In the recent years, the growth of astronomical datasets in volume and complexity has led to the diffusion of novel data analysis techniques, based on Machine and Deep Learning. These methods are particularly effective in extracting useful information and patterns from the datasets they are applied to, albeit not requiring any prior knowledge of them. In the near future, the need to further develop these algorithms will strongly increase because of the availability of the data that will be gathered in upcoming imaging surveys, such as that that will be carried out by the Euclid mission. Convolutional Neural Networks (CNNs), in particular, are a Deep Learning method that allows to efficiently process big volumes of images. In this work, we compare the performance of three Network architectures in the classification of galaxy-scale strong lenses on the basis of their morphological features, i.e. the distortion of the background source in wide arcs and rings around the lens galaxy.

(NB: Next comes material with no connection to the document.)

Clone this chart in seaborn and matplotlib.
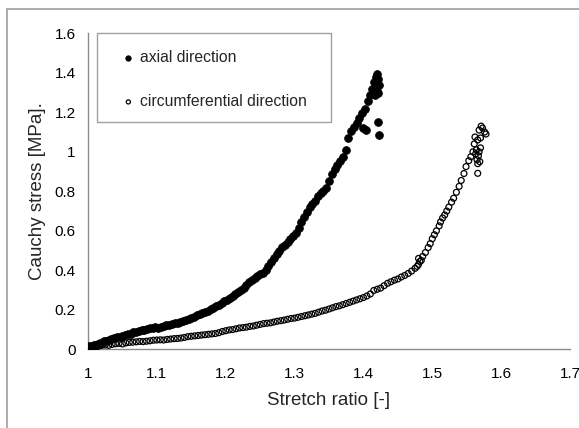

For this purpose, we apply our models to a dataset of 1e5 Euclid-like mock images simulated by the Bologna Lens Factory. We progressively consider larger fractions of faint lenses in the training sets and study the impact of this inclusion on the classification of the images. Our analysis confirms the potential of the application of this method for the identification of clear lenses, since our models find samples of these systems with > 90 % precision and completeness. On the other hand, we suggest that specific training for different classes of lenses might be needed for finding the faint lenses as well.